> **Available data**:
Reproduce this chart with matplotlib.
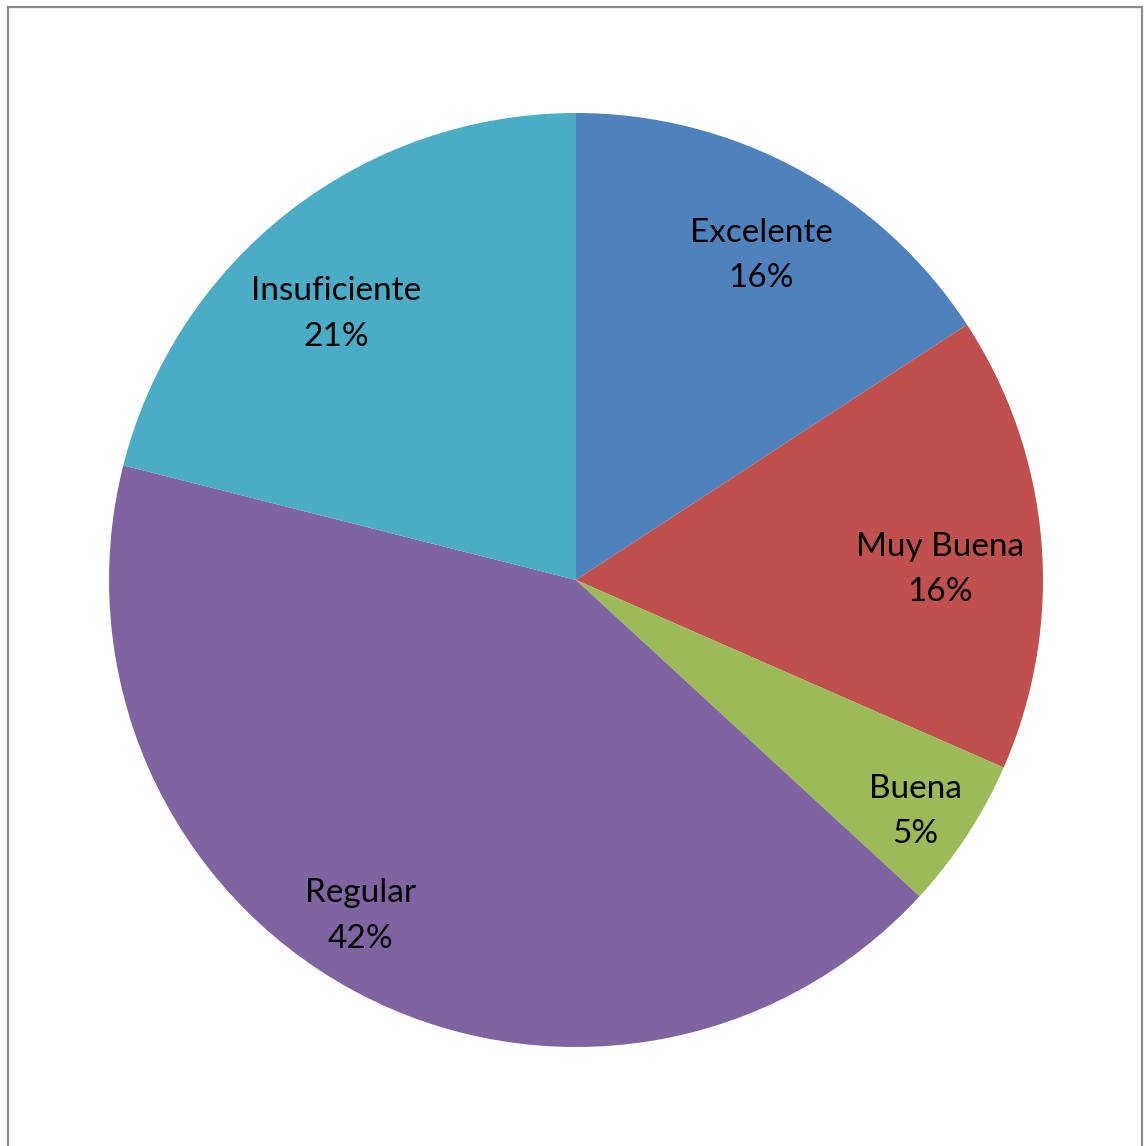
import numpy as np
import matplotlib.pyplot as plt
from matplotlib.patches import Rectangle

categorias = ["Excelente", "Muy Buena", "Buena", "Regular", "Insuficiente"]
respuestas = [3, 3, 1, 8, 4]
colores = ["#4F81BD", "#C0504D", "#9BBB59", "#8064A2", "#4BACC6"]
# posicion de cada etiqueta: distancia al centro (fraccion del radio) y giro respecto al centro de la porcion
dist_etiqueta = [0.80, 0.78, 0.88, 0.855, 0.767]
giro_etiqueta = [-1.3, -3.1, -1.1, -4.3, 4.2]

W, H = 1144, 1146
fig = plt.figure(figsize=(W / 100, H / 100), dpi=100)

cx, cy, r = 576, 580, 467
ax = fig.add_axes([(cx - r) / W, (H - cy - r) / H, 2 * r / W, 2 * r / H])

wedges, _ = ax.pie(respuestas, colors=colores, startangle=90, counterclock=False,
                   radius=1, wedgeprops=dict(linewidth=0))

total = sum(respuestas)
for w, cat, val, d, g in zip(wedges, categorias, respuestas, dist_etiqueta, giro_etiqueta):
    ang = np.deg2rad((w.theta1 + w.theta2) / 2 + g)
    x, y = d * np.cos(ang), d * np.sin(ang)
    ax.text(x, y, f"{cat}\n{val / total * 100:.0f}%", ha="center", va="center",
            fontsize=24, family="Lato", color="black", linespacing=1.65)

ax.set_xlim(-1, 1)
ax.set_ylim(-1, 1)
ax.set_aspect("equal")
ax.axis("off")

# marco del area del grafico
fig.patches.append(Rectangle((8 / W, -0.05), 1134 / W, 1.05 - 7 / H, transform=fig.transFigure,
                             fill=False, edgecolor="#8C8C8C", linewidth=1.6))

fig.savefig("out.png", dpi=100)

> **Short exercise**: From the opening line of the listing above through the line bearing "radius=1, wedgeprops=dict(linewidth=0))", repeat each line exactly. Drop every picture.

> **The output**:
Reproduce this chart with matplotlib.
import numpy as np
import matplotlib.pyplot as plt
from matplotlib.patches import Rectangle

categorias = ["Excelente", "Muy Buena", "Buena", "Regular", "Insuficiente"]
respuestas = [3, 3, 1, 8, 4]
colores = ["#4F81BD", "#C0504D", "#9BBB59", "#8064A2", "#4BACC6"]
# posicion de cada etiqueta: distancia al centro (fraccion del radio) y giro respecto al centro de la porcion
dist_etiqueta = [0.80, 0.78, 0.88, 0.855, 0.767]
giro_etiqueta = [-1.3, -3.1, -1.1, -4.3, 4.2]

W, H = 1144, 1146
fig = plt.figure(figsize=(W / 100, H / 100), dpi=100)

cx, cy, r = 576, 580, 467
ax = fig.add_axes([(cx - r) / W, (H - cy - r) / H, 2 * r / W, 2 * r / H])

wedges, _ = ax.pie(respuestas, colors=colores, startangle=90, counterclock=False,
                   radius=1, wedgeprops=dict(linewidth=0))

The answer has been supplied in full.